Remember Steve Martin's hilarious "Let's get small" bit from 1977? Many of you will be too young to recall when he was the biggest standup comic on the planet. It's a shame you know him only as the anything-for-a-buck Hollywood hack from remakes of The Out-of-Towners, Cheaper by the Dozen and The Pink Panther. Take my word for it: He was something before he sold out.
I mention Martin for a couple of reasons. First, how could the creators of Ant-Man not have given him at least an honorary writing credit? This is a movie about nothing but getting small. And second, all kidding aside, the latest from the ever-expanding Marvel-verse offers something I never thought I'd see: the specter of Paul Rudd taking the first steps down that path of becoming an anything-for-a-buck Hollywood hack.
What a dispiriting experience it is to watch this great comic actor go through the motions in a by-the-numbers superhero origin story. Rudd doesn't look a day older than he did in his Clueless debut 20 years ago, and he's gone on to do some of the most genially subversive work in modern cinema. Now he's filming Captain America: Civil War, due next year.
My hopes that Rudd had become part of the corporate comic-book system to change it from within, or at least to screw with it a little, were dashed early and permanently. Ant-Man starts with a merciless marathon of exposition. Michael Douglas plays goateed super-genius Hank Pym, who invented a formula capable of shrinking a human being in the 1980s, then promptly went into seclusion so it couldn't be used for evil.

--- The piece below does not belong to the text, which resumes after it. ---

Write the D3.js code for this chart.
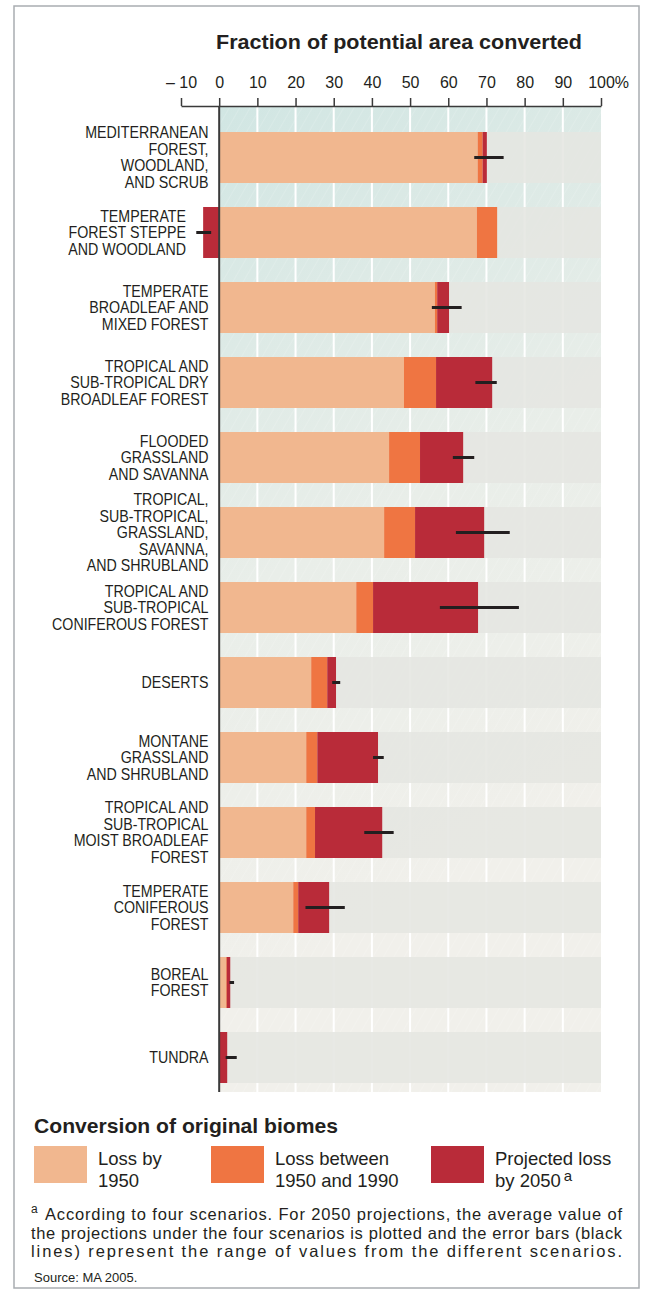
<!DOCTYPE html>
<html>
<head>
<meta charset="utf-8">
<script src="https://cdn.jsdelivr.net/npm/d3@7"></script>
<style>
  html, body { margin: 0; padding: 0; background: #fff; }
  svg { display: block; }
  text { font-family: "Liberation Sans", Arial, Helvetica, sans-serif; fill: #231f20; }
</style>
</head>
<body>
<svg id="chart" width="646" height="1290"></svg>
<script>
// ---------- DATA ----------
const categories = [
  "MEDITERRANEAN|FOREST,|WOODLAND,|AND SCRUB",
  "TEMPERATE|FOREST STEPPE|AND WOODLAND",
  "TEMPERATE|BROADLEAF AND|MIXED FOREST",
  "TROPICAL AND|SUB-TROPICAL DRY|BROADLEAF FOREST",
  "FLOODED|GRASSLAND|AND SAVANNA",
  "TROPICAL,|SUB-TROPICAL,|GRASSLAND,|SAVANNA,|AND SHRUBLAND",
  "TROPICAL AND|SUB-TROPICAL|CONIFEROUS FOREST",
  "DESERTS",
  "MONTANE|GRASSLAND|AND SHRUBLAND",
  "TROPICAL AND|SUB-TROPICAL|MOIST BROADLEAF|FOREST",
  "TEMPERATE|CONIFEROUS|FOREST",
  "BOREAL|FOREST",
  "TUNDRA"
];
// percentage points of potential area
const lossBy1950      = [67.7, 67.5, 56.5, 48.4, 44.5, 43.2, 35.9, 24.1, 22.8, 22.8, 19.4, 1.8, 0.0];
const loss1950to1990  = [ 1.3,  5.3,  0.6,  8.4,  8.1,  8.1,  4.4,  4.2,  2.9,  2.3,  1.3, 0.2, 0.0];
const projected2050   = [ 1.1, -4.2,  3.1, 14.7, 11.3, 18.1, 27.5,  2.3, 15.9, 17.6,  8.1, 0.9, 2.1];
const scenarioLow     = [66.8, -6.0, 55.7, 67.1, 61.2, 62.0, 57.8, 29.6, 40.3, 38.0, 22.6, 2.7, 1.7];
const scenarioHigh    = [74.5, -2.1, 63.5, 72.7, 66.8, 76.1, 78.5, 31.7, 43.1, 45.7, 32.9, 3.9, 4.6];
const tickValues      = [-10, 0, 10, 20, 30, 40, 50, 60, 70, 80, 90, 100];
const seriesNames     = ["Loss by|1950", "Loss between|1950 and 1990", "Projected loss|by 2050"];
const seriesColors    = ["#f1b78f", "#ef7542", "#b92b39"];

// ---------- LAYOUT ----------
const svg = d3.select("#chart");
const x = d3.scaleLinear().domain([-10, 100]).range([181, 601]);
const y = d3.scaleBand().domain(categories).range([120, 1095]).paddingInner(0.32).paddingOuter(0.16);
const plotTop = 107, plotBottom = 1092;

// frame
svg.append("rect").attr("x", 14).attr("y", 6).attr("width", 625).attr("height", 1282)
  .attr("fill", "none").attr("stroke", "#a9adb1").attr("stroke-width", 1.5);

const defs = svg.append("defs");
const grad = defs.append("linearGradient").attr("id", "bg").attr("gradientUnits", "userSpaceOnUse")
  .attr("x1", x(0)).attr("y1", plotTop).attr("x2", x(100)).attr("y2", 800);
grad.append("stop").attr("offset", 0).attr("stop-color", "#d1e6e3");
grad.append("stop").attr("offset", 0.55).attr("stop-color", "#e9eee9");
grad.append("stop").attr("offset", 1).attr("stop-color", "#f1f0eb");
const pat = defs.append("pattern").attr("id", "hatch").attr("patternUnits", "userSpaceOnUse")
  .attr("width", 9).attr("height", 9).attr("patternTransform", "rotate(30)");
pat.append("line").attr("x1", 0).attr("y1", 0).attr("x2", 0).attr("y2", 9)
  .attr("stroke", "#ffffff").attr("stroke-width", 0.8).attr("stroke-opacity", 0.35);

// background
svg.append("rect").attr("x", x(0)).attr("y", plotTop).attr("width", x(100) - x(0))
  .attr("height", plotBottom - plotTop).attr("fill", "url(#bg)");
svg.append("rect").attr("x", x(0)).attr("y", plotTop).attr("width", x(100) - x(0))
  .attr("height", plotBottom - plotTop).attr("fill", "url(#hatch)");

// gridlines
svg.append("g").selectAll("line").data(tickValues.filter(d => d > 0 && d < 100)).join("line")
  .attr("x1", d => x(d)).attr("x2", d => x(d)).attr("y1", plotTop).attr("y2", plotBottom)
  .attr("stroke", "#ffffff").attr("stroke-width", 2);

// grey row bands
svg.append("g").selectAll("rect").data(categories).join("rect")
  .attr("x", x(0)).attr("width", x(100) - x(0))
  .attr("y", d => y(d)).attr("height", y.bandwidth())
  .attr("fill", "#e5e6e1").attr("fill-opacity", 0.88);

// bars
const bars = svg.append("g");
categories.forEach((c, i) => {
  const a = lossBy1950[i], b = a + loss1950to1990[i], p = projected2050[i];
  const segs = [[0, a, 0], [a, b, 1]];
  if (p >= 0) segs.push([b, b + p, 2]); else segs.push([p, 0, 2]);
  segs.filter(s => s[1] - s[0] > 0).forEach(s => {
    bars.append("rect").attr("x", x(s[0])).attr("width", x(s[1]) - x(s[0]))
      .attr("y", y(c)).attr("height", y.bandwidth()).attr("fill", seriesColors[s[2]]);
  });
});

// error bars
svg.append("g").selectAll("line").data(categories).join("line")
  .attr("x1", (d, i) => x(scenarioLow[i])).attr("x2", (d, i) => x(scenarioHigh[i]))
  .attr("y1", d => y(d) + y.bandwidth() / 2).attr("y2", d => y(d) + y.bandwidth() / 2)
  .attr("stroke", "#231f20").attr("stroke-width", 3);

// vertical zero axis
svg.append("line").attr("x1", x(0)).attr("x2", x(0)).attr("y1", 106).attr("y2", plotBottom)
  .attr("stroke", "#3a3a3a").attr("stroke-width", 2);

// top axis
const axis = svg.append("g").attr("transform", "translate(0,106)")
  .call(d3.axisTop(x).tickValues(tickValues).tickSize(8).tickSizeOuter(0)
    .tickFormat(d => d < 0 ? "\u2013 " + Math.abs(d) : String(d)));
axis.select(".domain").attr("stroke", "#3a3a3a").attr("stroke-width", 1.5);
axis.selectAll(".tick line").attr("stroke", "#3a3a3a").attr("stroke-width", 1.5);
axis.selectAll(".tick text").attr("y", -18).attr("dy", 0)
  .style("font-size", "16px").style("fill", "#231f20")
  .style("font-family", "'Liberation Sans', Arial, sans-serif");
const t100 = axis.selectAll(".tick").filter(d => d === 100).select("text");
const w100 = t100.node().getComputedTextLength();
axis.append("text").attr("x", x(100) + w100 / 2 + 0.5).attr("y", -18).attr("text-anchor", "start")
  .text("%").style("font-size", "16px").style("font-family", "'Liberation Sans', Arial, sans-serif");

// title
svg.append("text").attr("x", 216).attr("y", 48.5).text("Fraction of potential area converted")
  .attr("textLength", 366).attr("lengthAdjust", "spacingAndGlyphs")
  .style("font-size", "21px").style("font-weight", "bold");

// category labels
const lh = 16.5;
categories.forEach((c, i) => {
  const lines = c.split("|");
  const cy = y(c) + y.bandwidth() / 2;
  const right = projected2050[i] < 0 ? 186 : 208.5;
  const g = svg.append("g").attr("transform", `translate(${right},0) scale(0.89,1)`);
  const t = g.append("text").attr("text-anchor", "end").style("font-size", "16px");
  lines.forEach((l, k) => {
    t.append("tspan").attr("x", 0)
      .attr("y", cy + (k - (lines.length - 1) / 2) * lh + 5.7).text(l);
  });
});

// legend
svg.append("text").attr("x", 34).attr("y", 1133).text("Conversion of original biomes")
  .attr("textLength", 304).attr("lengthAdjust", "spacingAndGlyphs")
  .style("font-size", "21px").style("font-weight", "bold");
const legX = [34, 211, 431];
seriesNames.forEach((n, i) => {
  svg.append("rect").attr("x", legX[i]).attr("y", 1146).attr("width", 53).attr("height", 37)
    .attr("fill", seriesColors[i]);
  const t = svg.append("text").style("font-size", "18.5px");
  const parts = n.split("|");
  parts.forEach((l, k) => {
    t.append("tspan").attr("x", legX[i] + 64).attr("y", 1165 + k * 21.5).text(l);
  });
  if (i === 2) {
    t.append("tspan").attr("dx", 3).attr("dy", -6).style("font-size", "15px").text("a");
  }
});

// footnote
const noteLines = [
  "According to four scenarios. For 2050 projections, the average value of",
  "the projections under the four scenarios is plotted and the error bars (black",
  "lines) represent the range of values from the different scenarios."
];
svg.append("text").attr("x", 31).attr("y", 1213).text("a").style("font-size", "12px");
noteLines.forEach((l, k) => {
  const x0 = k === 0 ? 45 : 31;
  svg.append("text").attr("x", x0).attr("y", 1220 + k * 18.7)
    .attr("textLength", 622 - x0).attr("lengthAdjust", "spacing")
    .style("font-size", "16.5px").text(l);
});
svg.append("text").attr("x", 34).attr("y", 1282).text("Source: MA 2005.").style("font-size", "13px");
</script>
</body>
</html>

Pym's protégé, played by Corey Stoll (his head is shaved, so you know he's evil), has succeeded in duplicating the formula after years of failed attempts. He plans to sell it to, I think, the military for billions. When Pym gets wind of the scheme, he does what any responsible scientist would do: He recruits a reformed cat burglar (Rudd), outfits him with a special suit that gives him the ability to shrink and pop back to normal size at will, and instructs him in the ways of controlling armies of ants with his mind. Why does the ex-con go along with all this? To save the world and become a hero in the eyes of the daughter (Abby Ryder Fortson) whose love he wants to win back. Are we tearing up yet?
Aside from a psychedelic sequence in which Rudd goes subatomic, little imagination is on display in this overlong production. It's a gabby asterisk to the Avengers business plan, and, as an admirer of Rudd's work, I cried on the inside a bit every time he soared in that suit and stuck his landing in the same pose trademarked by Robert Downey Jr. in his many Iron Man outings. Call me crazy, but I believe there are entertainers you're meant to go to the grave having never seen in a spandex costume. Sadly, the list of actors of whom one can say that is getting shorter by the day. Who's next — Jonah Hill as Fat Cobra?
I should mention that this formulaic effects-fest was directed by Peyton Reed. You may be familiar with such testaments to his talent as The Love Bug and Down With Love. The filmmaker's vision and special touch are without doubt among the reasons the pay-off for sitting through two hours of Ant-Man is so small. To say the least, this is a movie with a few bugs in it.